In the TLCS, information globalization and the COVID-19 pandemic have initiated and transformed learning and teaching spaces, leading to the integrative daytime schooling and shadow education system. Traditional boundaries between formal and informal learning, between daytime schooling and shadow education, and between online and offline modes of tutoring would become blurred. There come local and global market segments of new forms of online tutoring (e.g., Jung et al., 2022; Ventura & Jang, 2010) and cross-border tutoring (Bray & Zhang, 2023) in the global education industry.

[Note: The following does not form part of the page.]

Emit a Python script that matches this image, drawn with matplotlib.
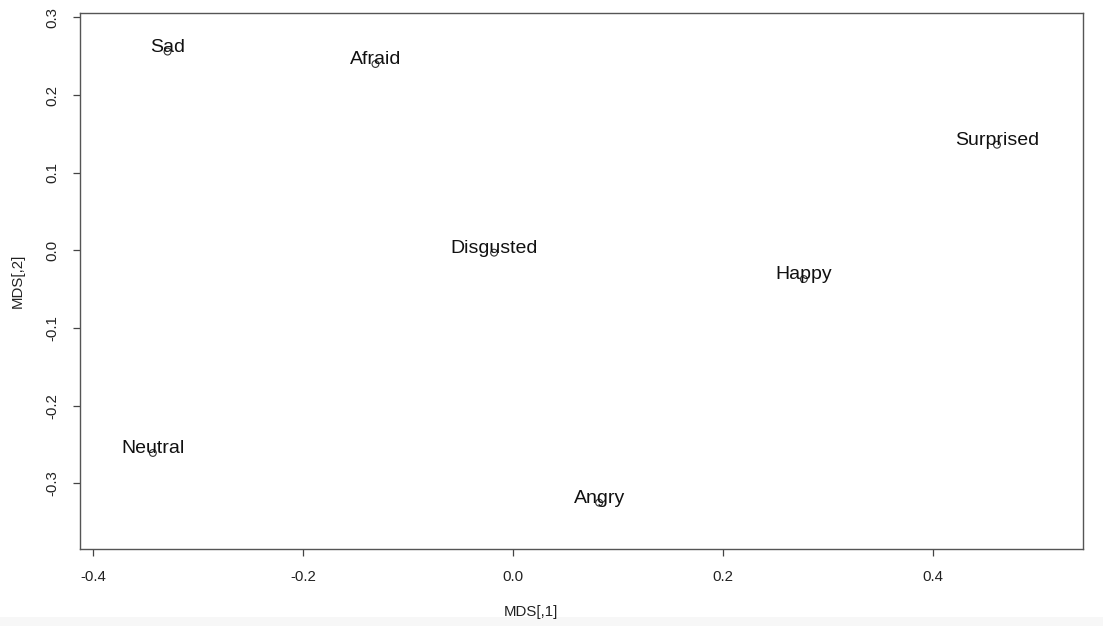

The ontological status, epistemological, and educational implications of TLCS research also draw the future attention of educationalists, educational practitioners, and policymakers. There remain unresolved policy measures on how some state and non-state actors would alter their negative viewpoints toward shadow education systems, how policymakers make a good balance between daytime and shadow education, and how related international organizations would like to count the full household and community costs of daytime schooling and private tutoring (cf. Bray, 1996). More contextualized studies in shadow education using Foucault's (1984) and Deleuze and Guattari's (1972/1977, 1987/2003) frameworks should further be carried out in Asian contexts and other continents. Policy enactment on state and non-state actors in shadow education discourses should draw more attention through TLCS research bodies. For further constructive dialogues, the TLCS researchers should take the social responsibility to help those actors and other academics understand the complexity of dyadic relationships connecting daytime and shadow education through trans-studies in the postmodern era.
Footnotes
Funding
The authors received no financial support for the research, authorship, and/or publication of this article.
Declaration of Conflicting Interests
The authors declared no potential conflicts of interest with respect to the research, authorship, and/or publication of this article.
Ethical Consideration Statement
Rafsan and I had passed the ethical procedures at our working universities. All the involved stakeholders and informants' personal data and privacy information were not disclosed. During data collection process, they were informed of the ethical procedures and statements.